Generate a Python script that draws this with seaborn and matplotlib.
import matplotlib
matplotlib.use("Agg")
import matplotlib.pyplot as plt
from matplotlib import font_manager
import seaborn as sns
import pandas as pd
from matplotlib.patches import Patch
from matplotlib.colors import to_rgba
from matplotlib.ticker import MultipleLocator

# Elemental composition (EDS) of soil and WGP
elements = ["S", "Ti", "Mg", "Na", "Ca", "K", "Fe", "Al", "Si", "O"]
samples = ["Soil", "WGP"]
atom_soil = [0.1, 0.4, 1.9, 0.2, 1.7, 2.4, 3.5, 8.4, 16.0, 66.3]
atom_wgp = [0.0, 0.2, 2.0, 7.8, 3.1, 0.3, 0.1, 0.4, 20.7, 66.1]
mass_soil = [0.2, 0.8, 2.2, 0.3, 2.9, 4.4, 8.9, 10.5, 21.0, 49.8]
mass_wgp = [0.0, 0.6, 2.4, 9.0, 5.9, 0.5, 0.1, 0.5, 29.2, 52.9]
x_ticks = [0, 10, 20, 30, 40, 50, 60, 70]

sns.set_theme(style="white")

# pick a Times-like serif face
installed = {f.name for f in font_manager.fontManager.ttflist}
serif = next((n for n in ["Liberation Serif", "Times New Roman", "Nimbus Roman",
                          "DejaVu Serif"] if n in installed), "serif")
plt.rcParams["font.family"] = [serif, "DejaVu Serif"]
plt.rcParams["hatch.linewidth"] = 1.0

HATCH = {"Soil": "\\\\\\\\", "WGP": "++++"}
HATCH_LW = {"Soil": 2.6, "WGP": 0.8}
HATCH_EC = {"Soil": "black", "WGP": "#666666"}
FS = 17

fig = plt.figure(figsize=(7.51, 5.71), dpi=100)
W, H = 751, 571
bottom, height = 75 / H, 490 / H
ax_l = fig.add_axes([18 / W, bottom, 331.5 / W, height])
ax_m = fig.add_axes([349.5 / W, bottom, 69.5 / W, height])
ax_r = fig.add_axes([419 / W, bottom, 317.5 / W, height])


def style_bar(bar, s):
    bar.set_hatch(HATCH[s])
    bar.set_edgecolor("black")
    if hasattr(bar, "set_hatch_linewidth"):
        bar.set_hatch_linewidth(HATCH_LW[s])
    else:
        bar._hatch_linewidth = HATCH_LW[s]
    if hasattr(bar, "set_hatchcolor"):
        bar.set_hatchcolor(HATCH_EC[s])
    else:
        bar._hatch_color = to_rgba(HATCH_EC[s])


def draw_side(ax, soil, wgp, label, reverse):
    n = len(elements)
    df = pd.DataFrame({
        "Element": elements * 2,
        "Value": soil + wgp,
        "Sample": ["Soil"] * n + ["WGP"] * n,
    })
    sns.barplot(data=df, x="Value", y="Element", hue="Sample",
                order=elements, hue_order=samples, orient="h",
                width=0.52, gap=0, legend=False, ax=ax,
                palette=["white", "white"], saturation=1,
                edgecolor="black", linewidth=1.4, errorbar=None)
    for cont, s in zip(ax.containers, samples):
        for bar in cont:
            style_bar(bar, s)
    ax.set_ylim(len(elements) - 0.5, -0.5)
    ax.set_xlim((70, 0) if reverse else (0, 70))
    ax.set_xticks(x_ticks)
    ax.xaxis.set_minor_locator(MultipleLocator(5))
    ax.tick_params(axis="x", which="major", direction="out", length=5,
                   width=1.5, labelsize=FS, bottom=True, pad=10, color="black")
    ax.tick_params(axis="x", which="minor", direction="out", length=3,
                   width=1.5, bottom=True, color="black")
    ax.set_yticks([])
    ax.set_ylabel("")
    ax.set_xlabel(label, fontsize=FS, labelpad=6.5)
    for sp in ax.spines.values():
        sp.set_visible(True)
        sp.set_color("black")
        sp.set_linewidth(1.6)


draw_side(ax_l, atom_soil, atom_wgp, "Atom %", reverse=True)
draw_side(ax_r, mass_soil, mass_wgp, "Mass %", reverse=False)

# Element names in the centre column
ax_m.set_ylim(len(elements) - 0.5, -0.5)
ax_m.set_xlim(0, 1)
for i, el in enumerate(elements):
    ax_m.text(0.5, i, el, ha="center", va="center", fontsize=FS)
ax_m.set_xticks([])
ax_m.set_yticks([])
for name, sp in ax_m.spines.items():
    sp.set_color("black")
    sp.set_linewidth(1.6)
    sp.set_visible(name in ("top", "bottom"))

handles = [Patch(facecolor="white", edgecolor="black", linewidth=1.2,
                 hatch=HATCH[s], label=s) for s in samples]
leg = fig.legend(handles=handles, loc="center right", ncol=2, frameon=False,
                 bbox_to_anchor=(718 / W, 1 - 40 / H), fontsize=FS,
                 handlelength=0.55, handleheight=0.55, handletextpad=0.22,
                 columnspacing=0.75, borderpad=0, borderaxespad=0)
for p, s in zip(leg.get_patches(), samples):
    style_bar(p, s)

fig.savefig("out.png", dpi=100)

...

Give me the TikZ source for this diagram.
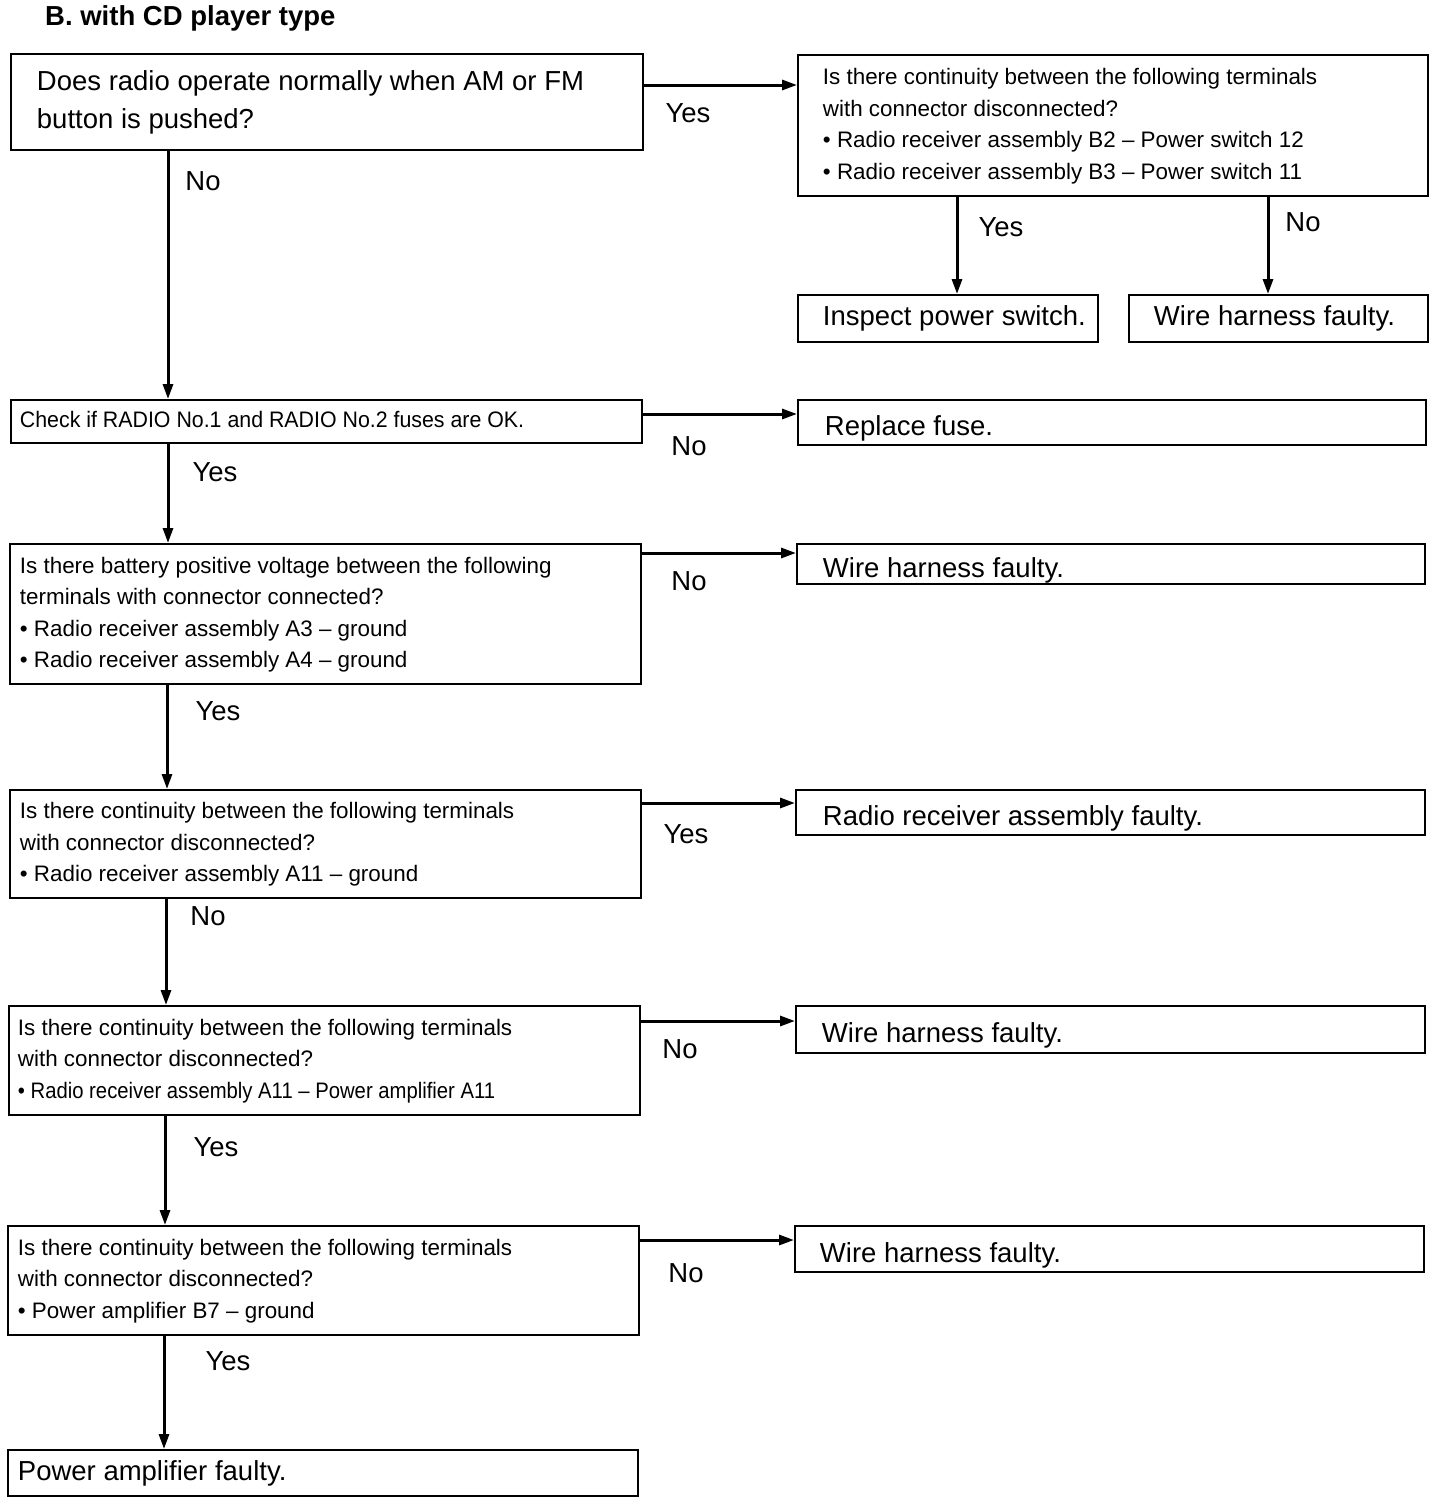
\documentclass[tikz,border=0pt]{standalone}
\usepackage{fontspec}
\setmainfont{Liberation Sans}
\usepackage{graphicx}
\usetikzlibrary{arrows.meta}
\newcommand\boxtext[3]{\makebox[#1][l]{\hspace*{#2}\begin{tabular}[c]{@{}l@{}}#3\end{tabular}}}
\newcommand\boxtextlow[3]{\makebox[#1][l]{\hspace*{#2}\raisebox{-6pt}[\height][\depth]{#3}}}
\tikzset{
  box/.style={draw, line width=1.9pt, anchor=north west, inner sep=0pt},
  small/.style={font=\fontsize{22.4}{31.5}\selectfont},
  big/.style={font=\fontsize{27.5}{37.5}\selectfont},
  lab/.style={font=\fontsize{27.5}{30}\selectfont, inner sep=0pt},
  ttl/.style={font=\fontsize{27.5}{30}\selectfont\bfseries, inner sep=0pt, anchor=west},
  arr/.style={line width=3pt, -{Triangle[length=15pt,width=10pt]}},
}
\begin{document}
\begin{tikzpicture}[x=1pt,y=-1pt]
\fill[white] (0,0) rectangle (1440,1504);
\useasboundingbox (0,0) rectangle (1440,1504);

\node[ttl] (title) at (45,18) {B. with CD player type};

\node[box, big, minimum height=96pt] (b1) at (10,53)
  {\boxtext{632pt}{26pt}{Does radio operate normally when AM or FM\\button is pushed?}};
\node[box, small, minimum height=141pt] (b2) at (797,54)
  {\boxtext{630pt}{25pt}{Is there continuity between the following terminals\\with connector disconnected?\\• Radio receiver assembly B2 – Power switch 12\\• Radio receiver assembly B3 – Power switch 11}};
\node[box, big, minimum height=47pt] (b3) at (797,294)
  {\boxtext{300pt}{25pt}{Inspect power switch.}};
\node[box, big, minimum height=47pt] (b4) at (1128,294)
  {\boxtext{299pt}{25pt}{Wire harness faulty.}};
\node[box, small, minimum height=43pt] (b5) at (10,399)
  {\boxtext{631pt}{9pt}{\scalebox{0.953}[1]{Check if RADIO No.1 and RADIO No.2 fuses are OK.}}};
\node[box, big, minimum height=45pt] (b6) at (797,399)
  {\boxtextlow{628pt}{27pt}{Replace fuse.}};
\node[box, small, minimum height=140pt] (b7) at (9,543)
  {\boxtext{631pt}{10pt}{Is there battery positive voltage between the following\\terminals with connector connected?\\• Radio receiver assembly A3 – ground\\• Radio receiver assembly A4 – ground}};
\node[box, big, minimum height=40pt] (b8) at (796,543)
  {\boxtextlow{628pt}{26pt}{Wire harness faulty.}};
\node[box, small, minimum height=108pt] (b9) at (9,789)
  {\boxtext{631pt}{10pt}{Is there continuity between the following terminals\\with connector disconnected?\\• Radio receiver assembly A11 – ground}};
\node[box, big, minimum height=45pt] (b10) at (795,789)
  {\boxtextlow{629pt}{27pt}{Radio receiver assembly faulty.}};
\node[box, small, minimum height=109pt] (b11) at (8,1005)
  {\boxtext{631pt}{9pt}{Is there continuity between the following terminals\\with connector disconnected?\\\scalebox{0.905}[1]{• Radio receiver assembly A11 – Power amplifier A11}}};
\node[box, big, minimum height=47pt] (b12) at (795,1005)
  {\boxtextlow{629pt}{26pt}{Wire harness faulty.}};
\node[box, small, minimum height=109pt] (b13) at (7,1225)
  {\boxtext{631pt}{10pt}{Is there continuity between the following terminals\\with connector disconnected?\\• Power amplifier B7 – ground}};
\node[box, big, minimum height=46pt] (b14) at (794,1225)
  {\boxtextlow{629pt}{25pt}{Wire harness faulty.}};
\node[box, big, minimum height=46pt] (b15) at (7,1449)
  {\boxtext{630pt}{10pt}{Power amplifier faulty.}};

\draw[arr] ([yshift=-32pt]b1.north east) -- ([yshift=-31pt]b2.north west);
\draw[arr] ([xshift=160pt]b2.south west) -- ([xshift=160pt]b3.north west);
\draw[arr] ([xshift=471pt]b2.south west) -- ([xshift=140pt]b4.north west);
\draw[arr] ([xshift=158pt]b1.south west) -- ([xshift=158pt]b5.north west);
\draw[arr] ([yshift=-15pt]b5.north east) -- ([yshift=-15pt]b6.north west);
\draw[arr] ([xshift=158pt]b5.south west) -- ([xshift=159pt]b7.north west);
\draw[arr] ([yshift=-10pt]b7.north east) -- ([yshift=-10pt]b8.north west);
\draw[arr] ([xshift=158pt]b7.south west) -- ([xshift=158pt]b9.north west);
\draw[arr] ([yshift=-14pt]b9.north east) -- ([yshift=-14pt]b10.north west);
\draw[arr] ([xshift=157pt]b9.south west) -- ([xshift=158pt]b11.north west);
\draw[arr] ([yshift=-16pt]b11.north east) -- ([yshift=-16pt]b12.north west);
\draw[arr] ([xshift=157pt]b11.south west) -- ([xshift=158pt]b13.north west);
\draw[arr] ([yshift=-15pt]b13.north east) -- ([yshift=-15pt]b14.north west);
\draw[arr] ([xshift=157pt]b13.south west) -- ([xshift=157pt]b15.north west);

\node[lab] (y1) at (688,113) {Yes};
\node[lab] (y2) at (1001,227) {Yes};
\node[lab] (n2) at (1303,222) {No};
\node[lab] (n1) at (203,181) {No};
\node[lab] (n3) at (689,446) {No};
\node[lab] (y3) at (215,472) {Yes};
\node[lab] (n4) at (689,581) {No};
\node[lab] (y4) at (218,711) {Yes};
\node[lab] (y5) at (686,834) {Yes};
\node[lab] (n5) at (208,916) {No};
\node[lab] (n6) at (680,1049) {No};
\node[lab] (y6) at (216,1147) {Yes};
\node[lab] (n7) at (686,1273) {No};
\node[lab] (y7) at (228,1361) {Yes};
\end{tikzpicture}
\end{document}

▶ [WHAT NEEDS TO BE DONE] Return exactly the lines from the line that has "Generate a Python" to the line that has "from matplotlib.ticker import MultipleLocator", both of them included.

▶ [RESPONSE BELOW]
Generate a Python script that draws this with seaborn and matplotlib.
import matplotlib
matplotlib.use("Agg")
import matplotlib.pyplot as plt
from matplotlib import font_manager
import seaborn as sns
import pandas as pd
from matplotlib.patches import Patch
from matplotlib.colors import to_rgba
from matplotlib.ticker import MultipleLocator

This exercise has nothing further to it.